🤖 AI Summary
To address the high infrastructure cost and low resource utilization inherent in centralized server-based LLM serving architectures, this paper proposes an edge-cooperative speculative decoding framework. Our approach is the first to enable edge devices to proactively generate draft sequences and introduces a pipeline-aware multi-request scheduling strategy, enabling deep collaboration between edge and server GPUs across the entire speculative decoding process. Crucially, only lightweight token-level outputs—not full logits or hidden states—are transmitted over the network, eliminating substantial communication overhead. Compared to a pure server-based baseline, our framework achieves a 2.22× improvement in server throughput, reduces end-to-end per-token latency by 11.24%, and improves cost efficiency by 1.91×. This work establishes a novel paradigm wherein edge devices actively and substantively contribute to LLM inference acceleration—moving beyond mere offloading to genuine collaborative computation.
📝 Abstract
Large language models (LLMs) power many modern applications, but serving them at scale remains costly and resource-intensive. Current server-centric systems overlook consumer-grade GPUs at the edge. We introduce SpecEdge, an edge-assisted inference framework that splits LLM workloads between edge and server GPUs using a speculative decoding scheme, exchanging only token outputs over the network.

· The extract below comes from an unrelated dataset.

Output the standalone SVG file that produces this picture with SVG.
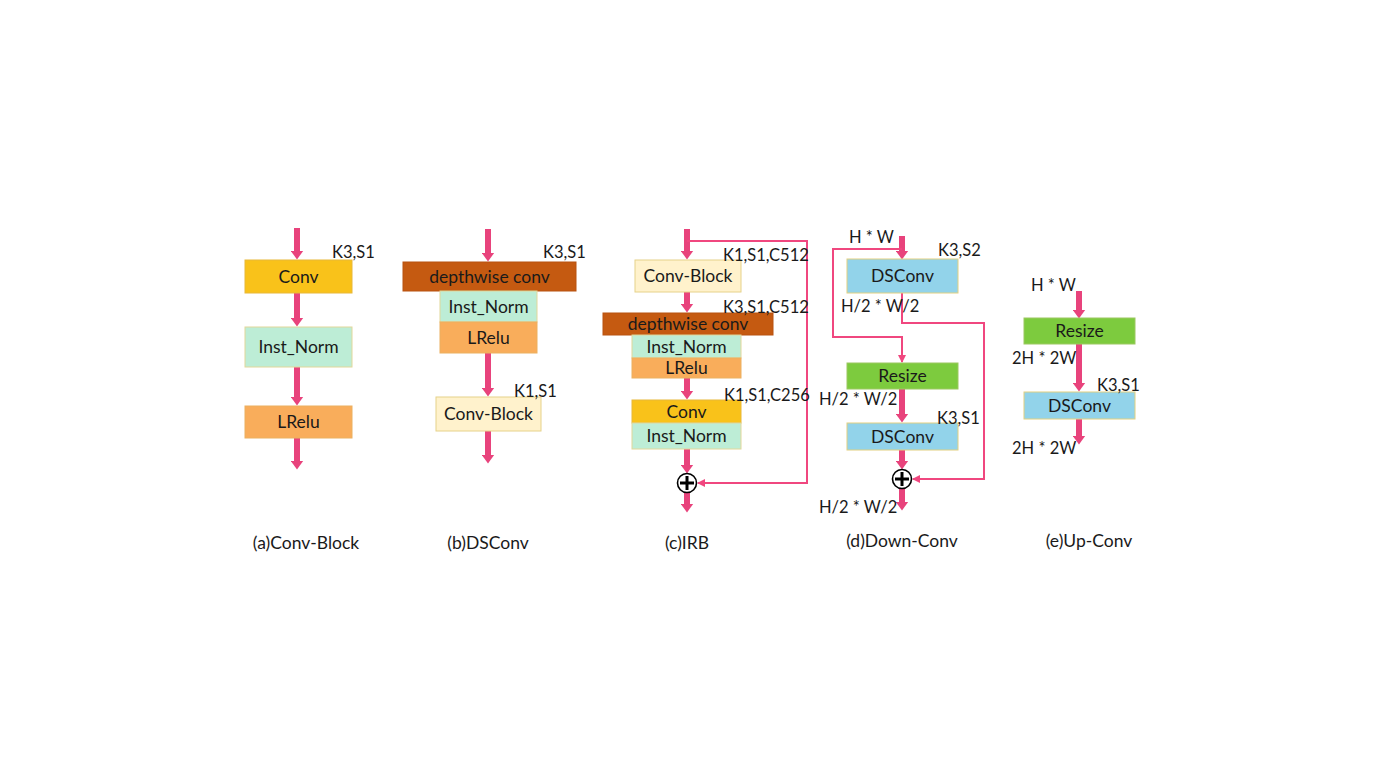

SpecEdge employs proactive edge drafting to overlap edge token creation with server verification and pipeline-aware scheduling that interleaves multiple user requests to increase server-side throughput. Experiments show SpecEdge enhances overall cost efficiency by 1.91x through achieving 2.22x server throughput, and reduces inter token latency by 11.24% compared to a server-only baseline, introducing a scalable, cost-effective paradigm for LLM serving.